Gabriel Albiac-El Debate
  • Los movimientos oscilantes del presidente de la República en estos meses solo pueden ser entendidos desde la constancia del muro al cual se enfrenta.

En términos numéricos, el horizonte de la Asamblea Nacional Francesa está herméticamente clausurado. La contabilidad exige un mínimo de 289 votos para que pueda formarse un gobierno. Y, por orden decreciente de escaños, la composición del parlamento es la siguiente: Agrupación Nacional (RN) de Marine Le Pen, 126; Juntos por la República (EPR) del Presidente Macron, 97; La Francia Insumisa (LFI) de Jean-Luc Mélenchon, 72; Grupo socialista de François Hollande (SOC), 66; Derecha Republicana (DR), 47; Ecologistas (ECO), 38; Grupo demócrata (DEM), 36; Horizontes (HOR), 33; Grupo de libertades y territorios (LIOT), 22; Grupo comunista (GDR), 17; Grupo ¡A la derecha! (AD!), 16; Otros, 7.

Sobre ese total de 577 escaños corresponde componer una suma que esté por encima de los 288,5 diputados: no existe otra posibilidad de formar gobierno. Los movimientos oscilantes del presidente de la República en estos meses solo pueden ser entendidos desde la constancia del muro al cual se enfrenta.
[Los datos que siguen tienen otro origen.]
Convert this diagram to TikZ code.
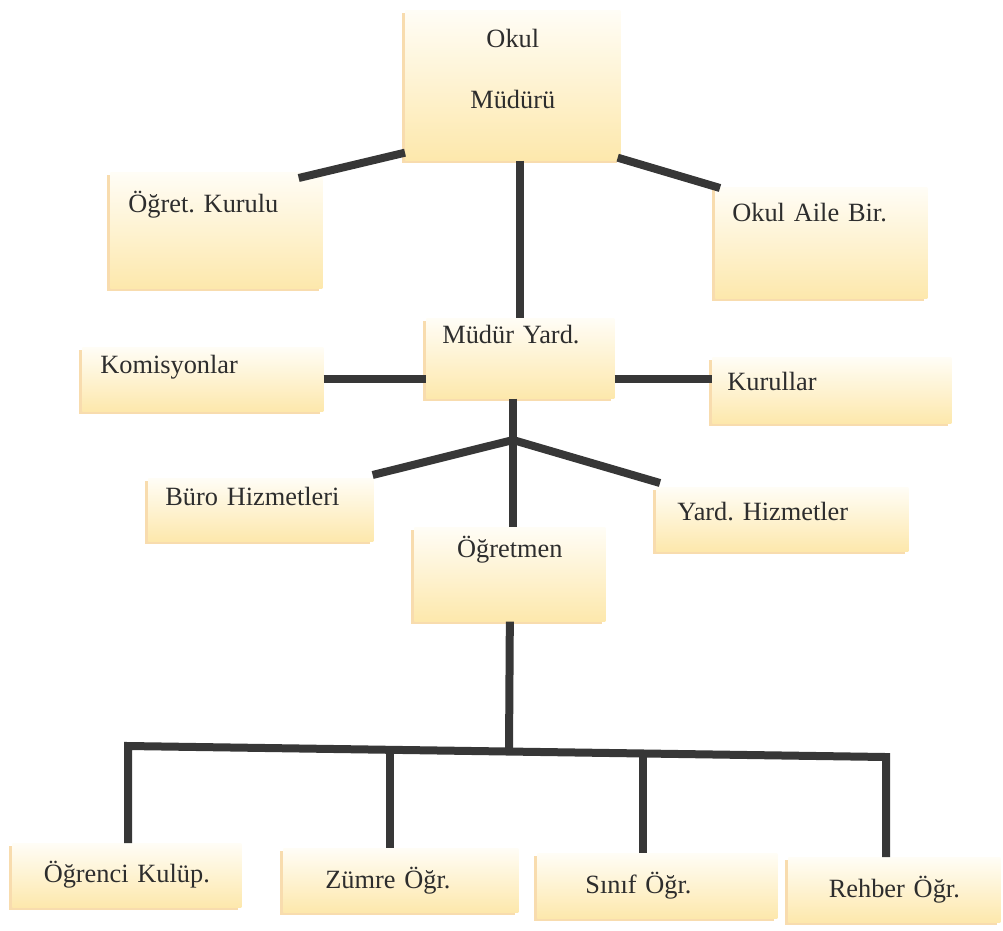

No pienso que elegir como primer ministro a Michel Barnier fuera la primera hipótesis con la que trabajó Macron. Un previo movimiento parece haber sido intentado para arrancar a los socialistas de François Hollande de esa alianza suya con los «insumisos» de Jean-Luc Mélenchon, que los más sensatos ven como el golpe de gracia a la ya tan debilitada socialdemocracia francesa. A fin de cuentas, fue Hollande quien llevó a Macron a la política y no hubiera debido ser demasiado abrupto recuperar su relación de hace un decenio. La gestión no prosperó. Por el mismo, irrebasable, dato contable: los 163 que sumaban ambos, quedaban abismalmente lejos de la mayoría. Hollande sabía —lo sabía Macron— que ninguna suma podía prosperar sin la inclusión de los votos, o bien de Mélenchon, o bien de Le Pen. El resto de los grupos, derecha y centro-derecha, no podían, por sí solos, garantizar una suma suficiente: la más cercana, que, además de macronistas y socialistas, agrupase a toda la derecha y centro clásicos, no pasaría de los insuficientes 279 votos.

Entre Mélenchon y Le Pen —entre un populismo izquierdista, más bananero que europeo, y un populismo en los límites extremos de la derecha—, elegir era arriesgado. Al final, el demenciado líder del Nuevo Frente Popular facilitó mucho las cosas, al anunciar su decisión de no aceptar convivencia alguna con la presidencia y exigir la dimisión inmediata de Emmanuel Macron. Quedaba solo la Agrupación Nacional. En tiempos del padre de Marine Le Pen —hoy su más feroz enemigo político—, la operación hubiera sido inviable. Es verosímil ahora, porque Marine ha ofrecido posibilitar el acceso a la jefatura del gobierno de un político de la derecha gaullista, Barnier, muy prestigiado por su papel en la negociación del Brexit. Pero es esta —no hay secreto en ello— una concesión bajo tutela de la Agrupación Nacional. Esa misma que, en vísperas de las elecciones, veían como intolerable estos mismos que hoy van a depender permanentemente de sus escaños.

Michel Barnier logrará, muy verosímilmente, formar gobierno. ¿Cuánto pueda durar? No es fácil esperar que demasiado. Los tres años que quedan hasta las próximas presidenciales se anuncian como un infierno para Francia.